Budget Brand Building

It’s easy for an entrepreneur with a small business to feel dwarfed by the marketing power of big business – companies that can afford to spend a million or more on changes to their image. Can you build an brand for less?

Yes.

Take logos. Seth Godin points out that logos are just placeholders and that generally speaking, investing a lot of money in a logo just doesn’t make sense. You don’t win customers because of your logo; you keep them coming back once they associate your logo with great value. So you need a logo? If you can’t do it yourself, someone else can do it for under $100.

What’s a brand, anyway?

Let’s look back to the origins of corporate image. It began with merchant marks, eventually becoming trademarks. Essentially, trademarks evolved because they enabled merchants to identify their goods and benefit from establishing a reputation for quality.

The big-business version of branding has evolved to create an image of more than just the product. Coke doesn’t compete with Pepsi over the quality of their sugar water, of course, but over associations people have with their brands. However, this is a waste of time for a small business budget.

Like the merchants, you should only care if you do two things:

  1. Generate Sales
  2. Bring Customers Back

First, build a business (not a brand). Building a business means getting your first customers in the door. With a new business, you don’t care if people associate your name or logo with “chic” or “rugged” or “daring” qualities. You’re not Nike or Apple; most people don’t even know what you do. So your first goal is for your advertising to bring them in. To that degree, the image your advertising projects may help attract the right customers. If your store sells trendy clothing, you should care most about whether your ads and signs convey what you’re selling and attract good leads. From that perspective, your ads could succeed without even having the name of your business, as long as there’s a way for the customer to take the next step.

Then bring them back. That means it’s all about the product. Focus on satisfying the customers, and that will bring them back. Past experience has shown me that even an unattractive logo and an unimpressive web site can work if your product is good enough, whereas the snazziest business cards, ads brochures and web site can’t save a horrible product.

One of the businesses I co-owned in the past was known among its customers for unattractive, largely inconsistent and even incoherent marketing. Multiple logos and even brands were used but almost interchangeably.

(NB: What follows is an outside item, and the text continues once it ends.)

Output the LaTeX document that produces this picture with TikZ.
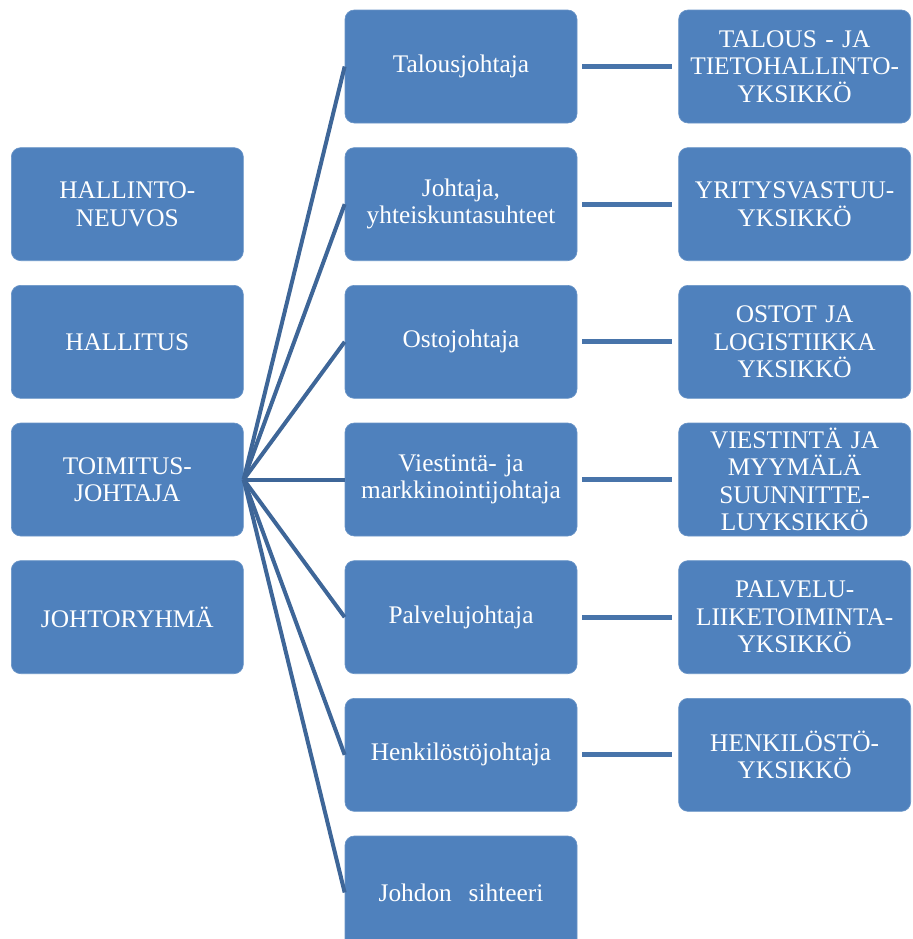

Most clients were confused about which brand was even associated with which product.

To top it off, eventually a certain client of ours confided in me that she had initially been introduced to our company because a friend told her to “check out the worst web site you’ve ever seen.” (It was.) Not exactly what a business owner wants to hear, right? But people kept coming back because they liked what we offered. Most of our new business was from word of mouth, and a friend’s recommendation meant so much more than our ugly web site! The business is now very successful and the web site is still ugly.

So image means nothing? No. I’m not advocating ugly web sites as a marketing strategy, or neglecting image-building completely.  Even for small businesses, branding and image can have an impact. The key is identifying the parts of your business that are important. And better than image, is attitude.

Attitude. Instead of thinking about “image” – meaning a facade that your business hides behind – focus on keeping your attitude consistent in the employees you hire and the products you offer.

In some businesses image and attitude are the product: if you’re running a restaurant, the image and attitude create your ambiance, and ambiance can be more important than food in attracting customers. I often patronize one restaurant because its outdoor terrace with a view means more than the mediocre food: it creates ambiance.

Similarly, if you’re running an online business, your web site isn’t just an internet brochure or comforting presence, it IS part of the product.

Ugliness matters

While our ugly web site didn’t seem to affect our ability to get clients, hideous web sites and marketing materials can have an affect: on the employees.  If even you are reluctant to show clients your web site or business card, run, don’t walk, to hire a graphic designer.

Still, it doesn’t have to cost an arm and a leg.

Good enough

You can start building your brand with things that are “just good enough.” Despite what I’ve said, you don’t want an ugly web site or business card, but you don’t need a work of art, either. With a budget under $100 you can get something good enough designed and then move on to the only parts of small-business branding that matter: getting customers, and keeping them.